Today, in a bigger town at a bigger fair, the carnival rides are a lot more sophisticated. So am I, perhaps, but in some ways I haven’t changed. I’m perfectly happy to let more adventurous souls try the rides. I’d rather stay on the pavement, secured there by the cotton candy on the bottoms of my shoes, and watch the little kids ride the carousel.

From across the midway, the carousel was an exciting shimmer of gleaming animals and golden lights. On closer inspection, the mirrors were tarnished and the gilt paint needed some touching up. The animals—an ostrich, a rooster, a cat, and a tusked boar mixed in among the horses—were just a little too small, a little too skinny, a little too mass-produced.

The little kids riding them didn’t seem to care. The littlest one, probably not a year old yet, had trouble keeping her diaper-padded bottom in the saddle and would have slipped off the side had she not been held on safely by his mother’s arm around her chubby middle. She seemed cheerful enough, if a bit confused by the whole procedure.

Another little boy, about three, was riding by himself and not too sure he liked the idea. He came by the first time with a determined expression and a two-fisted grip on the pole. On the second revolution, he still had a firm hold, but had relaxed enough to smile at his dad as he went by. The third time around, he had decided this was fun, giving his family a big wave and a look-at-me grin. In a couple of years, he’ll probably be wanting to go on rides with names like “Cyclone” and “X-Treme Force.”

The Ferris wheel was sparsely inhabited, mostly by nostalgic older riders. I had no desire to join them. When I look at carnival rides now, I tend to check the girders for missing bolts while my mind considers uncomfortable questions like, “What kind of insurance do they have?” and, “Who maintains these things?”

Once in my life, however, I did go on a real Ferris wheel. The “Riesenrad” in Vienna is one of several in the world built in the late 1890’s. It’s the only one still in use, though it has been rebuilt after being burned during World War II. The wheel is hung with enclosed cars that look like miniature boxcars with windows. Riding it means standing in the car with perhaps a dozen other people, holding onto the railing and looking through the glass at the historic city waay down below.
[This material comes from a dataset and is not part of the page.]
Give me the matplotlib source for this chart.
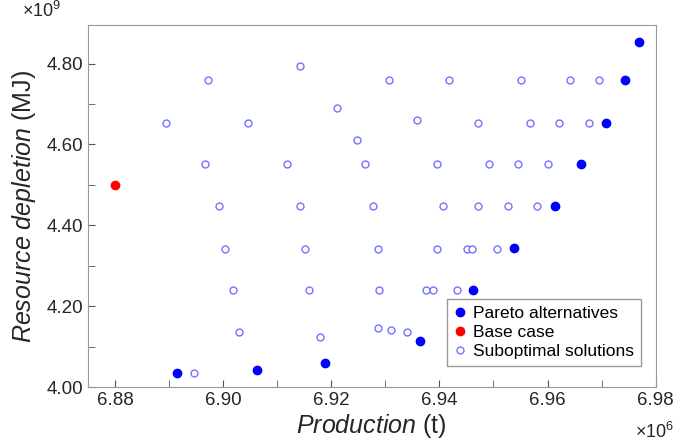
import matplotlib
matplotlib.use("Agg")
import matplotlib.pyplot as plt
from matplotlib.ticker import MultipleLocator, FormatStrFormatter
from matplotlib.lines import Line2D

plt.rcParams['font.family'] = ['Liberation Sans', 'DejaVu Sans']
plt.rcParams['mathtext.fontset'] = 'custom'
plt.rcParams['mathtext.rm'] = 'Liberation Sans'
plt.rcParams['mathtext.it'] = 'Liberation Sans:italic'

# production in 1e6 t, resource depletion in 1e9 MJ
pareto_x = [6.8914, 6.9062, 6.9189, 6.9365, 6.9463, 6.9538, 6.9613, 6.9661, 6.9708, 6.9743, 6.9769]
pareto_y = [4.034, 4.042, 4.059, 4.114, 4.240, 4.343, 4.448, 4.551, 4.654, 4.758, 4.852]

base_x = [6.880]
base_y = [4.499]

sub_x = [6.8946,
         6.9030, 6.9180, 6.9286, 6.9310, 6.9341,
         6.9018, 6.9159, 6.9288, 6.9376, 6.9389, 6.9432,
         6.9004, 6.9151, 6.9286, 6.9396, 6.9451, 6.9460, 6.9506,
         6.8993, 6.9143, 6.9278, 6.9407, 6.9472, 6.9526, 6.9581,
         6.8967, 6.9119, 6.9262, 6.9396, 6.9491, 6.9546, 6.9601,
         6.9247, 6.8894, 6.9046, 6.9472, 6.9567, 6.9621, 6.9676, 6.9358,
         6.9211,
         6.8972, 6.9307, 6.9418, 6.9550, 6.9641, 6.9696,
         6.9143]
sub_y = [4.034,
         4.136, 4.124, 4.145, 4.141, 4.137,
         4.240, 4.240, 4.240, 4.240, 4.240, 4.240,
         4.342, 4.342, 4.342, 4.342, 4.342, 4.342, 4.342,
         4.448, 4.448, 4.448, 4.448, 4.448, 4.448, 4.448,
         4.551, 4.551, 4.551, 4.551, 4.551, 4.551, 4.551,
         4.611, 4.654, 4.654, 4.654, 4.654, 4.654, 4.654, 4.660,
         4.691,
         4.758, 4.758, 4.758, 4.758, 4.758, 4.758,
         4.793]

fig = plt.figure(figsize=(6.76, 4.48), dpi=100)
ax = fig.add_axes([0.130, 0.136, 0.840, 0.808])

ax.plot(sub_x, sub_y, 'o', ms=5, mfc='white', mec=(0.45, 0.45, 1.0), mew=1.0, zorder=2)
ax.plot(pareto_x, pareto_y, 'o', ms=6, color='blue', zorder=3)
ax.plot(base_x, base_y, 'o', ms=6, color='red', zorder=3)

ax.set_xlim(6.875, 6.98)
ax.set_ylim(4.0, 4.895)
ax.xaxis.set_major_locator(MultipleLocator(0.02))
ax.xaxis.set_minor_locator(MultipleLocator(0.01))
ax.yaxis.set_major_locator(MultipleLocator(0.2))
ax.yaxis.set_minor_locator(MultipleLocator(0.1))
ax.xaxis.set_major_formatter(FormatStrFormatter('%.2f'))
ax.yaxis.set_major_formatter(FormatStrFormatter('%.2f'))
ax.tick_params(which='both', direction='in', top=False, right=False,
               colors='#555555', labelcolor='#262626', labelsize=13.5)
ax.tick_params(which='major', length=5)
ax.tick_params(which='minor', length=5)
for s in ax.spines.values():
    s.set_color('#999999')

ax.set_xlabel(r'$\it{Production}$ (t)', fontsize=18, color='#262626', labelpad=2)
ax.set_ylabel(r'$\it{Resource\ depletion}$ (MJ)', fontsize=18, color='#262626', labelpad=6)

fig.text(0.062, 0.975, r'$\times10^{9}$', fontsize=13, color='#262626', ha='center', va='center')
fig.text(0.997, 0.035, r'$\times10^{6}$', fontsize=13, color='#262626', ha='right', va='center')

handles = [
    Line2D([], [], ls='none', marker='o', ms=6, color='blue'),
    Line2D([], [], ls='none', marker='o', ms=6, color='red'),
    Line2D([], [], ls='none', marker='o', ms=5, mfc='white', mec=(0.45, 0.45, 1.0)),
]
leg = ax.legend(handles, ['Pareto alternatives', 'Base case', 'Suboptimal solutions'],
                loc='lower right', fontsize=12.5, fancybox=False, framealpha=1,
                edgecolor='#999999', handlelength=0.6, handletextpad=0.5,
                borderpad=0.4, labelspacing=0.22, bbox_to_anchor=(0.99, 0.035))

fig.savefig('out.png', dpi=100)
As we rose majestically to the top of the wheel, one of the friends I was traveling with asked me, “Are you afraid of heights?”

“Oh, not really,” I said.

“I just wondered, because your knuckles are white and I didn’t think you were breathing.”

Of course I wasn’t breathing. We were 200 feet up in the air.

Maybe it was the chance to ride a piece of history. Maybe it was the excitement of foreign travel. White knuckles notwithstanding, I never once thought about insurance or maintenance while I was riding the century-old Riesenrad. Logical or not, I’d go on it again. Now that was a Ferris wheel.